Do you mean you’re or your? People commonly confuse the words so often that this kind of mistake really grates on people’s nerves.
I recently saw a simple question posted on social media: What’s your biggest grammatical pet peeve? I saw plenty of interesting answers. But one that I saw over and over again was “You’re or Your.”
It seems that this particular pair of homophones really sets people off when they see them misused. Homophones are words that sound the same but have different meanings. They may have the same spelling — like read, which is something you might do with a book, and read, the past-tense form of the same verb. You pronounce the former with a long E so that it rhymes with seed. You pronounce the latter with a short E that rhymes with red. (That places that form of read and red as homophones, too!)
Since homophones can easily be confusing, you’d think people might be willing to cut others a bit of slack. But when the error involves confusion over the commonly-confused words you’re or your, you won’t find much slack.
You’re
The little apostrophe should be enough to make the meaning of you’re clear. Too often, it seems, that little apostrophe fails to attract enough attention to itself.
We use apostrophes in contractions to indicate letters that have been omitted to form a shorter word or to combine two words into one.
Can you guess the missing letter? Of course, you’re is missing a letter A, beecause you’re means “you are.”
Instead of saying, “You are going to be responsible for paying the bill,” we can say “You’re going to be responsible for paying the bill.”
You’re with that little telltale apostrophe is always a contraction for “you are.” Always. If you mean to imply ownership or possession of something, you want your.
Your
The word your is a special kind of pronoun known as a “possessive determiner.” Suppose someone finds a pair of sunglasses near where you were sitting at a coffee shop. The person might approach you and ask, “Are these your sunglasses?” In this case, your is possessive and it modifies sunglasses.
Your can only serve as a modifying pronoun for a verb that specifies ownership or possession of the noun.
If you mean to say “you are,” then you never mean your. You have to have the word with the little apostrophe.
Why the anger?
Maybe, as the character of Archie Bunker once said in an episode of All in the Family, “It’s the little things that torture a person.” That’s one of my all-time favorite lines from that series.
He does have a point.
Of all the major controversies and issues we face, it seems difficult to believe that people can’t master something that should be so simple in the grand scheme of things.

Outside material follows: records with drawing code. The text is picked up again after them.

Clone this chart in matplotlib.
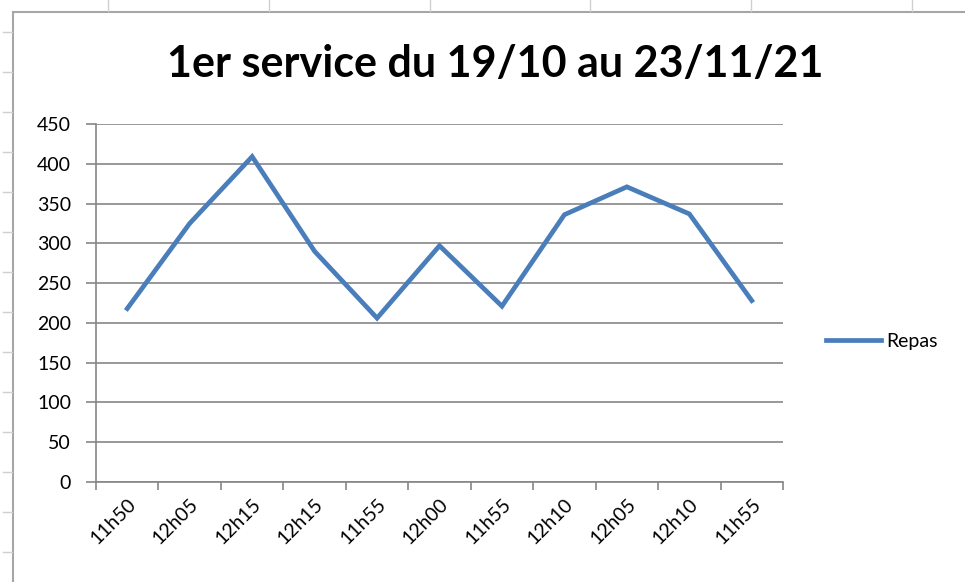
import matplotlib.pyplot as plt
from matplotlib.lines import Line2D
from matplotlib.patches import Rectangle

# heures de service (1er service) et nombre de repas
heures = ['11h50', '12h05', '12h15', '12h15', '11h55', '12h00',
          '11h55', '12h10', '12h05', '12h10', '11h55']
repas = [218, 325, 409, 290, 206, 297, 221, 336, 371, 337, 228]

plt.rcParams['font.family'] = ['Lato', 'DejaVu Sans']

W, H = 965, 582
fig = plt.figure(figsize=(W / 100, H / 100), dpi=100)

# fond façon feuille Excel : bords des cellules et cadre du graphique
for px in [108, 269, 430, 590, 751, 912]:
    fig.add_artist(Line2D([px / W, px / W], [1 - 11 / H, 1.0], color='#d0d0d0', lw=1))
for py in range(32, H, 40):
    fig.add_artist(Line2D([3 / W, 12 / W], [1 - py / H, 1 - py / H], color='#d0d0d0', lw=1))
fig.add_artist(Rectangle((13 / W, -0.01), 1.0, 1 - 12 / H + 0.01, fill=False,
                         edgecolor='#a6a6a6', lw=1.5))

ax = fig.add_axes([96 / W, 1 - 482 / H, (783 - 96) / W, (482 - 124) / H])
x = list(range(len(heures)))
ax.plot(x, repas, color='#4a7ebb', lw=3.4, solid_joinstyle='miter', label='Repas')

ax.set_ylim(0, 450)
ax.set_yticks(range(0, 451, 50))
ax.set_xlim(-0.5, len(heures) - 0.5)
ax.set_xticks([i - 0.5 for i in range(len(heures) + 1)])
ax.set_xticklabels([])
ax.set_xticks(x, minor=True)
ax.set_xticklabels(heures, minor=True, rotation=45, ha='right', va='top',
                   rotation_mode='anchor', fontsize=14)
ax.tick_params(axis='x', which='minor', length=0, pad=10)
ax.tick_params(axis='x', which='major', length=6, width=1.2, color='#868686')
ax.tick_params(axis='y', length=7, width=1.2, color='#868686', labelsize=14, pad=11)

ax.grid(axis='y', color='#868686', lw=1.2)
ax.set_axisbelow(True)
for side in ['top', 'right']:
    ax.spines[side].set_visible(False)
for side in ['left', 'bottom']:
    ax.spines[side].set_color('#868686')
    ax.spines[side].set_linewidth(1.2)

fig.text(495 / W, 1 - 64 / H, '1er service du 19/10 au 23/11/21', ha='center', va='center',
         fontsize=31, fontweight='bold')

fig.legend(loc='center left', bbox_to_anchor=(0.838, 1 - 341 / H), frameon=False,
           fontsize=14, handlelength=2.8, handletextpad=0.3)

fig.savefig('out.png', dpi=100)
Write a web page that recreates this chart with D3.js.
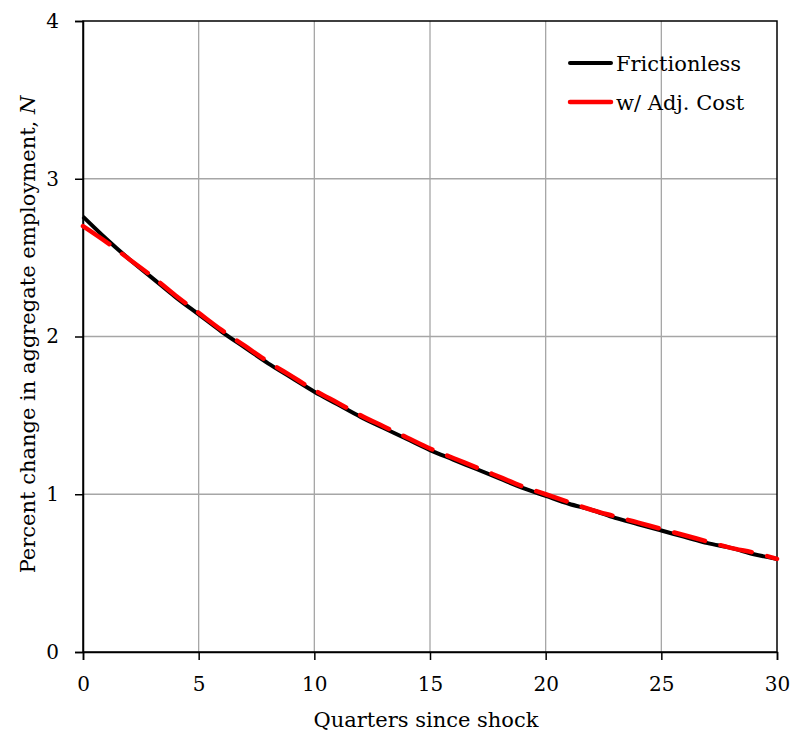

Also, we live in a world of autocorrect. Granted, autocorrect doesn’t always correct everything. Sometimes, autocorrect can step in and make a bad situation worse. But while I’ve seen autocorrection assistance on my iPhone suggest we’re instead of were, I’ve never seen it get confused over you’re or your. That one, at least, is a pair that even it can figure out.
Maybe that’s part of the reason confusing the two sets people off as much as it does.
But knowing that it does, you’re going to want to double-check your writing before you hit publish or send!